The 3B scale encoder incurs significant computational overhead during inference, making efficiency a crucial consideration for practical deployment.

vs CLIP / SigLIP: Contrastive learning methods possess clear advantages in multimodal alignment but lack fine-grained visual capability. AIMV2 fills this gap with autoregressive patch reconstruction, outperforming them on both multimodal and pure vision tasks.
vs AIMv1: AIMv1 gold-standardizes image-only autoregressive pre-training but lacks language grounding. By incorporating a text generation objective, AIMV2 acquires strong multimodal understanding capabilities at minimal cost while also boosting pure vision performance.
vs DINOv2: Based on self-supervised distillation, DINOv2 performs exceptionally well on vision tasks but lacks language grounding. AIMV2-3B outperforms DINOv2-L in detection and grounding while possessing multimodal understanding capabilities that DINOv2 lacks.
vs MAE: Both share autoregressive/reconstructive pre-training.
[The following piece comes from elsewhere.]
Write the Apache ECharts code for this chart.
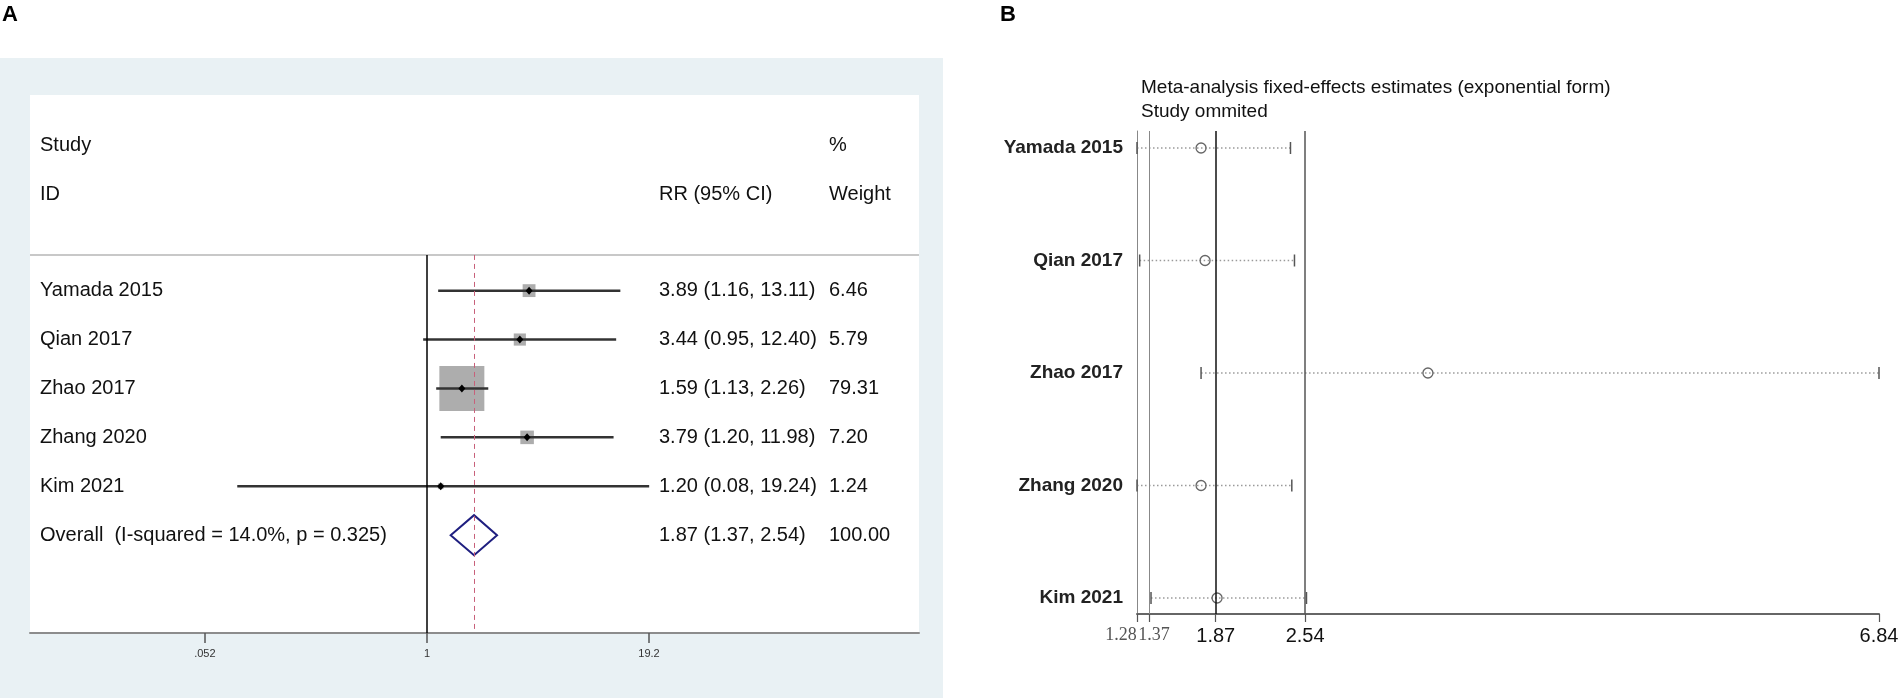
<!DOCTYPE html>
<html>
<head>
<meta charset="utf-8">
<script src="https://cdn.jsdelivr.net/npm/echarts@6/dist/echarts.min.js"></script>
<style>
html,body{margin:0;padding:0;background:#fff;}
#main{width:1902px;height:698px;}
</style>
</head>
<body>
<div id="main"></div>
<script>
// panel A : forest plot (RR, log scale)
var studiesA = ['Yamada 2015', 'Qian 2017', 'Zhao 2017', 'Zhang 2020', 'Kim 2021'];
var rrA = [3.89, 3.44, 1.59, 3.79, 1.20];
var loA = [1.16, 0.95, 1.13, 1.20, 0.08];
var hiA = [13.11, 12.40, 2.26, 11.98, 19.24];
var weightA = [6.46, 5.79, 79.31, 7.20, 1.24];
var overallLabel = 'Overall  (I-squared = 14.0%, p = 0.325)';
var overallA = [1.87, 1.37, 2.54];
var overallWeight = 100.00;
var tickValsA = [0.052, 1, 19.2];
var tickLabelsA = ['.052', '1', '19.2'];

// panel B : study omitted
var studiesB = ['Yamada 2015', 'Qian 2017', 'Zhao 2017', 'Zhang 2020', 'Kim 2021'];
var estB = [1.76, 1.79, 3.46, 1.76, 1.88];
var loB = [1.28, 1.30, 1.76, 1.28, 1.385];
var hiB = [2.43, 2.46, 6.84, 2.44, 2.55];
var tickValsB = [1.28, 1.37, 1.87, 2.54, 6.84];
var tickLabelsB = ['1.28', '1.37', '1.87', '2.54', '6.84'];

var FONT = '"Liberation Sans", Arial, sans-serif';
var lg = function (v) { return Math.log(v) / Math.LN10; };

// rows of panel A, last one is the pooled estimate
var rowsA = [];
for (var i = 0; i < studiesA.length; i++) {
    rowsA.push({name: studiesA[i], est: rrA[i], lo: loA[i], hi: hiA[i], w: weightA[i], overall: 0});
}
rowsA.push({name: overallLabel, est: overallA[0], lo: overallA[1], hi: overallA[2], w: overallWeight, overall: 1});

var dataA = rowsA.map(function (r, i) {
    return [lg(r.est), lg(r.lo), lg(r.hi), i + 1, r.w, r.overall];
});
var dataB = studiesB.map(function (s, i) {
    return [estB[i], loB[i], hiB[i], i];
});

function renderForest(params, api) {
    var r = rowsA[params.dataIndex];
    var yv = api.value(3);
    var pE = api.coord([api.value(0), yv]);
    var pL = api.coord([api.value(1), yv]);
    var pH = api.coord([api.value(2), yv]);
    var y = pE[1];
    var txt = function (x, s) {
        return {type: 'text', style: {x: x, y: y, text: s, fill: '#111', font: '20px ' + FONT, align: 'left', verticalAlign: 'middle'}};
    };
    var kids = [];
    if (r.overall) {
        kids.push({
            type: 'polygon',
            shape: {points: [[pL[0], y], [pE[0], y - 20], [pH[0], y], [pE[0], y + 20]]},
            style: {fill: 'none', stroke: '#1f1f80', lineWidth: 2}
        });
    } else {
        var sz = 45 * Math.sqrt(r.w / 79.31);
        kids.push({type: 'rect', shape: {x: pE[0] - sz / 2, y: y - sz / 2, width: sz, height: sz}, style: {fill: '#adadad'}});
        kids.push({type: 'line', shape: {x1: pL[0], y1: y, x2: pH[0], y2: y}, style: {stroke: '#333', lineWidth: 2.5}});
        kids.push({
            type: 'polygon',
            shape: {points: [[pE[0] - 3.5, y], [pE[0], y - 4], [pE[0] + 3.5, y], [pE[0], y + 4]]},
            style: {fill: '#000'}
        });
    }
    kids.push(txt(40, r.name));
    kids.push(txt(659, r.est.toFixed(2) + ' (' + r.lo.toFixed(2) + ', ' + r.hi.toFixed(2) + ')'));
    kids.push(txt(829, r.w.toFixed(2)));
    return {type: 'group', children: kids};
}

function renderInfl(params, api) {
    var yv = api.value(3);
    var pE = api.coord([api.value(0), yv]);
    var pL = api.coord([api.value(1), yv]);
    var pH = api.coord([api.value(2), yv]);
    var y = pE[1];
    return {
        type: 'group',
        children: [
            {type: 'line', shape: {x1: pL[0], y1: y, x2: pH[0], y2: y}, style: {stroke: '#9a9a9a', lineWidth: 1.5, lineDash: [1.5, 2.5]}},
            {type: 'line', shape: {x1: pL[0], y1: y - 6, x2: pL[0], y2: y + 6}, style: {stroke: '#555', lineWidth: 1.5}},
            {type: 'line', shape: {x1: pH[0], y1: y - 6, x2: pH[0], y2: y + 6}, style: {stroke: '#555', lineWidth: 1.5}},
            {type: 'circle', shape: {cx: pE[0], cy: y, r: 5}, style: {fill: 'none', stroke: '#666', lineWidth: 1.3}}
        ]
    };
}

var myChart = echarts.init(document.getElementById('main'));

var option = {
    animation: false,
    backgroundColor: '#fff',
    graphic: [
        {type: 'rect', z: -10, shape: {x: 0, y: 58, width: 943, height: 640}, style: {fill: '#e9f1f4'}},
        {type: 'rect', z: -9, shape: {x: 30, y: 95, width: 889, height: 538}, style: {fill: '#fff'}},
        {type: 'text', left: 2, top: 4, style: {text: 'A', font: 'bold 22px ' + FONT, fill: '#000'}},
        {type: 'text', left: 1000, top: 4, style: {text: 'B', font: 'bold 22px ' + FONT, fill: '#000'}},
        {type: 'text', x: 40, y: 145, style: {text: 'Study', font: '20px ' + FONT, fill: '#111', verticalAlign: 'middle'}},
        {type: 'text', x: 40, y: 194, style: {text: 'ID', font: '20px ' + FONT, fill: '#111', verticalAlign: 'middle'}},
        {type: 'text', x: 659, y: 194, style: {text: 'RR (95% CI)', font: '20px ' + FONT, fill: '#111', verticalAlign: 'middle'}},
        {type: 'text', x: 829, y: 145, style: {text: '%', font: '20px ' + FONT, fill: '#111', verticalAlign: 'middle'}},
        {type: 'text', x: 829, y: 194, style: {text: 'Weight', font: '20px ' + FONT, fill: '#111', verticalAlign: 'middle'}},
        {type: 'text', x: 1141, y: 88, style: {text: 'Meta-analysis fixed-effects estimates (exponential form)', font: '19px ' + FONT, fill: '#111', verticalAlign: 'middle'}},
        {type: 'text', x: 1141, y: 112, style: {text: 'Study ommited', font: '19px ' + FONT, fill: '#111', verticalAlign: 'middle'}}
    ],
    grid: [
        {left: 30, top: 95, width: 889, height: 538, containLabel: false},
        {left: 1137, top: 131, width: 742, height: 483, containLabel: false}
    ],
    xAxis: [
        {
            type: 'value', gridIndex: 0, position: 'bottom',
            min: -2.295, max: 2.844,
            splitLine: {show: false},
            axisLine: {onZero: false, lineStyle: {color: '#8c8c8c', width: 2}},
            axisTick: {customValues: tickValsA.map(lg), length: 10, lineStyle: {color: '#555', width: 1.5}},
            axisLabel: {
                customValues: tickValsA.map(lg),
                margin: 15, fontSize: 11, fontFamily: FONT, color: '#333',
                formatter: function (v) {
                    var best = 0;
                    for (var k = 1; k < tickValsA.length; k++) {
                        if (Math.abs(lg(tickValsA[k]) - v) < Math.abs(lg(tickValsA[best]) - v)) best = k;
                    }
                    return tickLabelsA[best];
                }
            }
        },
        {
            type: 'value', gridIndex: 1, position: 'bottom',
            min: 1.28, max: 6.84,
            splitLine: {show: false},
            axisLine: {onZero: false, lineStyle: {color: '#666', width: 2}},
            axisTick: {customValues: tickValsB, length: 8, lineStyle: {color: '#555', width: 1.2}},
            axisLabel: {
                customValues: tickValsB,
                showMinLabel: true, showMaxLabel: true, hideOverlap: false,
                margin: 12, fontSize: 20, fontFamily: FONT, color: '#111',
                formatter: function (v) {
                    var best = 0;
                    for (var k = 1; k < tickValsB.length; k++) {
                        if (Math.abs(tickValsB[k] - v) < Math.abs(tickValsB[best] - v)) best = k;
                    }
                    if (best === 0) return '{a|' + tickLabelsB[best] + '}';
                    if (best === 1) return '{b|' + tickLabelsB[best] + '}';
                    return tickLabelsB[best];
                },
                rich: {
                    a: {fontFamily: '"Liberation Serif", serif', fontSize: 18, color: '#555', padding: [0, 32, 0, 0]},
                    b: {fontFamily: '"Liberation Serif", serif', fontSize: 18, color: '#555', padding: [0, 0, 0, 10]}
                }
            }
        }
    ],
    yAxis: [
        {type: 'value', gridIndex: 0, min: -3, max: 8, inverse: true, show: false},
        {
            type: 'value', gridIndex: 1, min: -0.151, max: 4.142, inverse: true,
            splitLine: {show: false},
            axisLine: {show: true, onZero: false, lineStyle: {color: '#888', width: 1}},
            axisTick: {show: false},
            axisLabel: {
                customValues: [0, 1, 2, 3, 4],
                margin: 14, fontSize: 19, fontWeight: 'bold', fontFamily: FONT, color: '#222',
                formatter: function (v) { return studiesB[Math.round(v)]; }
            }
        }
    ],
    series: [
        {
            type: 'custom', name: 'forest', xAxisIndex: 0, yAxisIndex: 0,
            renderItem: renderForest, data: dataA, clip: false,
            markLine: {
                silent: true, symbol: 'none', animation: false,
                label: {show: false},
                data: [
                    [{coord: [-2.295, 0.27], lineStyle: {color: '#c8c8c8', width: 2, type: 'solid'}}, {coord: [2.844, 0.27]}],
                    [{coord: [0, 0.27], lineStyle: {color: '#000', width: 1.5, type: 'solid'}}, {coord: [0, 8]}],
                    [{coord: [lg(overallA[0]), 0.27], lineStyle: {color: '#c8607a', width: 1, type: [5, 4]}}, {coord: [lg(overallA[0]), 8]}]
                ]
            }
        },
        {
            type: 'custom', name: 'omitted', xAxisIndex: 1, yAxisIndex: 1,
            renderItem: renderInfl, data: dataB, clip: false,
            markLine: {
                silent: true, symbol: 'none', animation: false,
                label: {show: false},
                data: [
                    {xAxis: overallA[1], lineStyle: {color: '#888', width: 1, type: 'solid'}},
                    {xAxis: overallA[0], lineStyle: {color: '#111', width: 1.5, type: 'solid'}},
                    {xAxis: overallA[2], lineStyle: {color: '#555', width: 1.5, type: 'solid'}}
                ]
            }
        }
    ]
};
myChart.setOption(option);
</script>
</body>
</html>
MAE reconstructs in the pixel space; AIMV2 also regresses raw patches but incorporates an additional text objective, obtaining semantic understanding capabilities missing in MAE.

Rating¶

Novelty: ⭐⭐⭐⭐ The approach of expanding autoregressive pre-training to multimodality is clear and natural, and the weak decoder design has significant depth.
Experimental Thoroughness: ⭐⭐⭐⭐⭐ Covers a wide array of tasks including classification, detection, grounding, and multimodal understanding, with comprehensive ablations and sufficient scaling analysis.
Writing Quality: ⭐⭐⭐⭐⭐ The arguments are concise and compelling, and the tables/figures are exceptionally clear.
Value: ⭐⭐⭐⭐⭐ Apple's open-sourcing of the 3B vision encoder, with support for PyTorch, JAX, and MLX, holds extremely high practical value and represents a major milestone in the field of vision encoder pre-training.